Her: ‘Fallen leaves’, is the most recent film directed by the most prominent Finnish director Aki Kaurismäki, an love story of two people living in Helsinki at the time of the first Russian attacks on Ukraine. They’re not Romeo and Juliette, they’re Ansa and Holappa and they are as imperfect and dull as the cold grey world around them..
Think
Him: Director Aki Kaurismaki sounds like my kind of guy, a sardonic optimist like his characters who life seems to step and and downtrod. His IMDB trivia states that when winning the Grand Prix prize at Cannes for his film Mies Vailla Menneisyytta (The Man Without a Past 2002) he thanked himself, then the judges, then walked off stage. It sounds like an uncontrived version of Matthew McConnaughhey’s ‘I’m my own hero’ Oscar speech for Dallas Buyers Club. When Ansa is dismissed for taking home expired food she handles it with dignity and grace by saying perhaps she’s past her used by date too. When Holappa loses her number he returns to the cinema they went on a date to see The Dead Don’t Die, directed by Jim Jarmusch (A fan of Kaurismaki’s films). He lingers, chain smoking, returning time and again believing that he’ll see her again, or perhaps languishing, not knowing what else to do, and it feels better than doing nothing. These people are down but not out. Where there’s life, there’s hope. They’re on their last legs, but keep stumbling on, towards each other. Or together.
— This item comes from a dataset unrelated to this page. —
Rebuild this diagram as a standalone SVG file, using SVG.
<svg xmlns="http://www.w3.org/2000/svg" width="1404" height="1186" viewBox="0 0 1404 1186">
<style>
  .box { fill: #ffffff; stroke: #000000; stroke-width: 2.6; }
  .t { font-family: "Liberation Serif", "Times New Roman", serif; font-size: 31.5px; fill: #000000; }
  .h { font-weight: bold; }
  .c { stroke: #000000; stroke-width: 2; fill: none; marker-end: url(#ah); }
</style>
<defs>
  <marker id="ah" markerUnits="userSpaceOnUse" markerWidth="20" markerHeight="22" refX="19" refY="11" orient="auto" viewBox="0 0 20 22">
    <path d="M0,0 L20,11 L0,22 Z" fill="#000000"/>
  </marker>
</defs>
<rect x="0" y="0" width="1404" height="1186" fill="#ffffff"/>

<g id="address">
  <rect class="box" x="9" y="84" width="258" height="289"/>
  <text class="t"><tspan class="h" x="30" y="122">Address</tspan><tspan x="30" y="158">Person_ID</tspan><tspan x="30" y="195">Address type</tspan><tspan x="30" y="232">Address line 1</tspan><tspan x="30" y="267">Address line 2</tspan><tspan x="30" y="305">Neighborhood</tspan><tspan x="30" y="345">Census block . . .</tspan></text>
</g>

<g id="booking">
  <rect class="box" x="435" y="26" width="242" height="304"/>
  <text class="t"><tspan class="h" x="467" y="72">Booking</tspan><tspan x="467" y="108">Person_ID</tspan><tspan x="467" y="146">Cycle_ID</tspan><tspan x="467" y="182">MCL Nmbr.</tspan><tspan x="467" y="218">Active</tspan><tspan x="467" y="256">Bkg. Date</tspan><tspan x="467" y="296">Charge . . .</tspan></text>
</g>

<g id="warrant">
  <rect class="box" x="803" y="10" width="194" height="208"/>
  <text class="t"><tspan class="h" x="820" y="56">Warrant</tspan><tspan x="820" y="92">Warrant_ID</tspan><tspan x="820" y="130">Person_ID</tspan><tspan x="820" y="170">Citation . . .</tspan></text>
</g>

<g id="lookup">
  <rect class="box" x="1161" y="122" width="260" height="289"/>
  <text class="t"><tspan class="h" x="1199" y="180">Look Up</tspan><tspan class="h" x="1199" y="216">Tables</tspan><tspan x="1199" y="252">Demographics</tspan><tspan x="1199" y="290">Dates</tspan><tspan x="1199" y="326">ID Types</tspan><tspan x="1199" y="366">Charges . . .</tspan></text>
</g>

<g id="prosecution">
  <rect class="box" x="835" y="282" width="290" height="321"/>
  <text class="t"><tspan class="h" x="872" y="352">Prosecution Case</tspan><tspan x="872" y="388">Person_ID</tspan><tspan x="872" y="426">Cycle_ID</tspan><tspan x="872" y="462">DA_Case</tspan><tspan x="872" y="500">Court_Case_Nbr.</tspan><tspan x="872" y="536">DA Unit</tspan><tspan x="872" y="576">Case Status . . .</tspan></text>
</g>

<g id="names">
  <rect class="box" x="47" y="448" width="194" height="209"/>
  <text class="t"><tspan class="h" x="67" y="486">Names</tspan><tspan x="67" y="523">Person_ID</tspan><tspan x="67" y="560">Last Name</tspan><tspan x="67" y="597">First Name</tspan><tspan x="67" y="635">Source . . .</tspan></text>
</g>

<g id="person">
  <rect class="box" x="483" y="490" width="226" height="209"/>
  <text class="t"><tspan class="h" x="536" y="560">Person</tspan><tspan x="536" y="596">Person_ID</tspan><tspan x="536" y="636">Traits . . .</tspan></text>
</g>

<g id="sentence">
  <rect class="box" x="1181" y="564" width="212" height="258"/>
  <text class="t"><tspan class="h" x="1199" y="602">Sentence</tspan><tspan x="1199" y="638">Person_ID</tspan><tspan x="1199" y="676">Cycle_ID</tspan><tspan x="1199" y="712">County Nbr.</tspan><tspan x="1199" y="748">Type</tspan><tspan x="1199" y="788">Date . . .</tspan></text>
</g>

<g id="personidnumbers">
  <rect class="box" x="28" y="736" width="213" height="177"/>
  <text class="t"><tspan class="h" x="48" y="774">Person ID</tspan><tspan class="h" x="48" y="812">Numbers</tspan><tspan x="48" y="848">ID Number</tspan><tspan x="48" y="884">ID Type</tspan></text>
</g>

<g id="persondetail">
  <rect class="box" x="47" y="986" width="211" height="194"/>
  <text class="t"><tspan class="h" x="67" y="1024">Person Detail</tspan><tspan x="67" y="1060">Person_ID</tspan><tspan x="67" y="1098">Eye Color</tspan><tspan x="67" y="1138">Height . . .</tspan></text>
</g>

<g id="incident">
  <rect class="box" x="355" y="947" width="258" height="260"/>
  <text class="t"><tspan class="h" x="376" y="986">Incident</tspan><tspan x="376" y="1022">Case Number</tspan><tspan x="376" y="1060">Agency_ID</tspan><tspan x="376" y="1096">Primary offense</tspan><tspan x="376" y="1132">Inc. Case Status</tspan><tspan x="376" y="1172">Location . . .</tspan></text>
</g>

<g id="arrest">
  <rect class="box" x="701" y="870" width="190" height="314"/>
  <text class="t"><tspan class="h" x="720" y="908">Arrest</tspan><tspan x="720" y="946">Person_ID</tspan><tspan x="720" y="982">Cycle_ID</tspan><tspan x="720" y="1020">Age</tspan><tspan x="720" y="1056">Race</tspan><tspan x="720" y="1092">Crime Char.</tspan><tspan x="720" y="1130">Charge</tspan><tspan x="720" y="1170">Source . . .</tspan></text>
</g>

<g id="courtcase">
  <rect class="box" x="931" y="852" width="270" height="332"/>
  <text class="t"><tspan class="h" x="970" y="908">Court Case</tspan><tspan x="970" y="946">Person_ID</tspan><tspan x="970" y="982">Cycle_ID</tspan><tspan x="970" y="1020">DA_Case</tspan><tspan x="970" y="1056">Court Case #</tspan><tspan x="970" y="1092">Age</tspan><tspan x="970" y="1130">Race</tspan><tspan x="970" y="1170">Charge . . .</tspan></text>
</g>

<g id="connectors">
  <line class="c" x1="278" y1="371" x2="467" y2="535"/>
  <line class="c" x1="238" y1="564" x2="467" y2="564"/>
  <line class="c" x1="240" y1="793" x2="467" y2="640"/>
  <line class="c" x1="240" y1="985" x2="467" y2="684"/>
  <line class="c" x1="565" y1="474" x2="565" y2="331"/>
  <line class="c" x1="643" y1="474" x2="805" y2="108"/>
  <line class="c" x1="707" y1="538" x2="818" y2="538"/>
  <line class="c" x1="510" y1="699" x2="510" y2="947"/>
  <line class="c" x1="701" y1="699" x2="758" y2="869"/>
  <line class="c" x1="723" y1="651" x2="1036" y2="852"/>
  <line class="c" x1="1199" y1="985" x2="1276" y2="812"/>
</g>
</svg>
Her: I’d like to think of this film as a nod to the French new wave that Aki is a big fan of. In its best traditions, he pick the most ordinary people that live their small discreet ordinary lives. It would have been hard to track what year this story takes place in if it wasn’t for the radio delivering the latest news about the war between Russia and Ukraine.
Feel
Him: The karaoke scene (there are multiple, one to Schubert’s serenade) where two young and pretty cool girls are performing a synth pop song with despondent lyrics like, “Even the graveyard is bound by fences” seems to be the moment that Holappa and Ansa are able to change their circumstances. Kaurismaki has these fluid tableaux’s of people in sitting silently in pubs, sipping, smoking and serene, that seem so sad and sweet that I wanted to laugh cry. I wanted to shazam the song but was trying to be present and enjoy the moment and the movie, as good a start to Sydney Film Festival as any screening I’ve seen at the State Theatre, and better than most.
Her: Tragicomedy is probably my favourite genre because I feel like it best reflects the reality of life. My life at least. Being Russian I’ve grown up with ‘there’s no good without bad’ motto and it seems like most of Finnish people have the same mentality. Humour as an essential survival tool.
Ansa and Holappa are rarely winning in their lives but finding each other is their first step on the long road to the bright future which they embark on in the last shot.